As exciting as the main plot is, the novel is really at its best when the focus is on how social dynamics have been altered by technology. Vinge writes a lengthy scene for example on how belief circles fight each other for dominance, essentially groups of fans of a particular vision of the world vying with each other in a sort of popularity contest to determine whose view should be dominant. Imagine Harry Potter fans vying with Star Wars fans to decide whether the local neighborhood should look like Hogwart’s or Coruscant. Another point of interest is that the pace of innovation has become so fast that kids are by far the most skilled at making the most of the technology available, stated in a matter-of-fact way by the teenagers and children themselves. Adults have tried hard to cope, some using accelerated skills learning programs called Just In Time Training (JITT) that unfortunately have nasty side effects.

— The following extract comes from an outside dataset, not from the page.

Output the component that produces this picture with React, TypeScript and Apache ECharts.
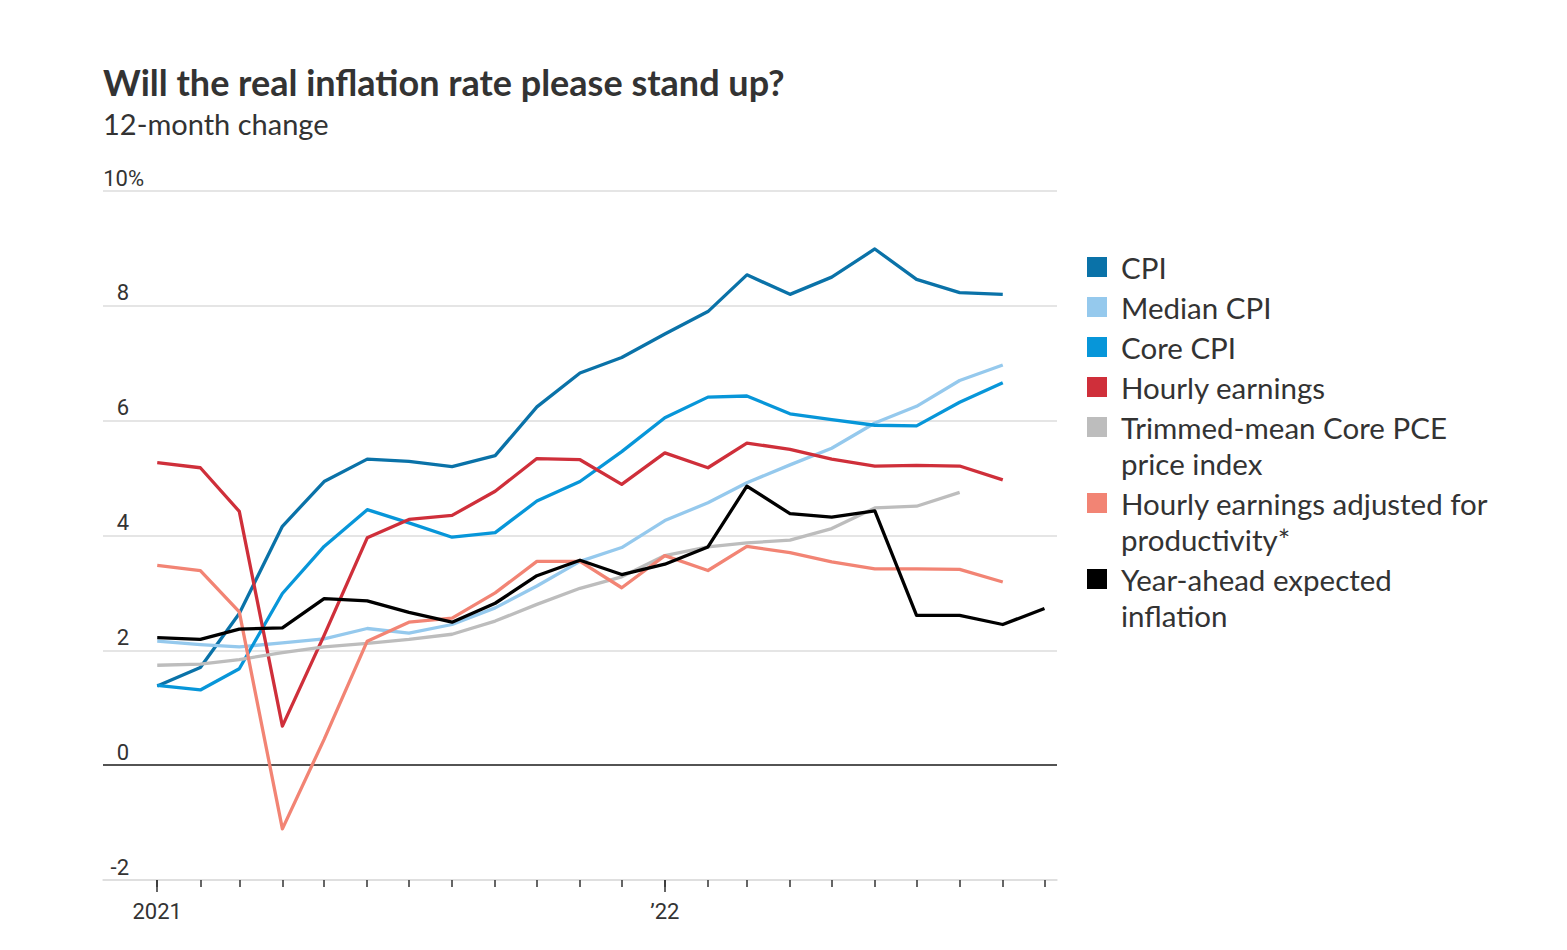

Readers have speculated that the novel attempts to describe a society on the very cusp of the Singularity with all of the instabilities that entails. That is true in some ways, but there is a frustrating lack of cohesion in the novel that prevents it from being fully successful. For example, adults try hard to remain productive and apparently the economy is still essentially a capitalistic one, but the society Vinge describes seems pretty close to a post-scarcity economy so it’s not clear what is motivating the adults to try so hard to keep up. This is rather surprising when you consider how much detail Vinge provided in his two previous novels on the economies of interstellar powers and what they ultimately valued. This novel itself ends rather abruptly and leaves too many questions unanswered for it to feel satisfying. A sequel is promised to tie up loose ends, but it could be a long time coming since Vinge has announced that his next book will be based in the same universe as A Deepness in the Sky and A Fire Upon the Deep.
Overall I’d rate this a read well worth the time of any science-fiction fan, but I have to say that I enjoyed Vinge’s space opera novels far more than I did this one.
[I was a bit miffed to discover, after having my wife buy a paperback copy of the book for me at a Borders in Australia, that the entire novel is available online for free at the author’s website. It appears that it was put online after it won the 2007 Hugo Award for best novel. Good of Vinge, but I wish I’d known that before I bought the book.]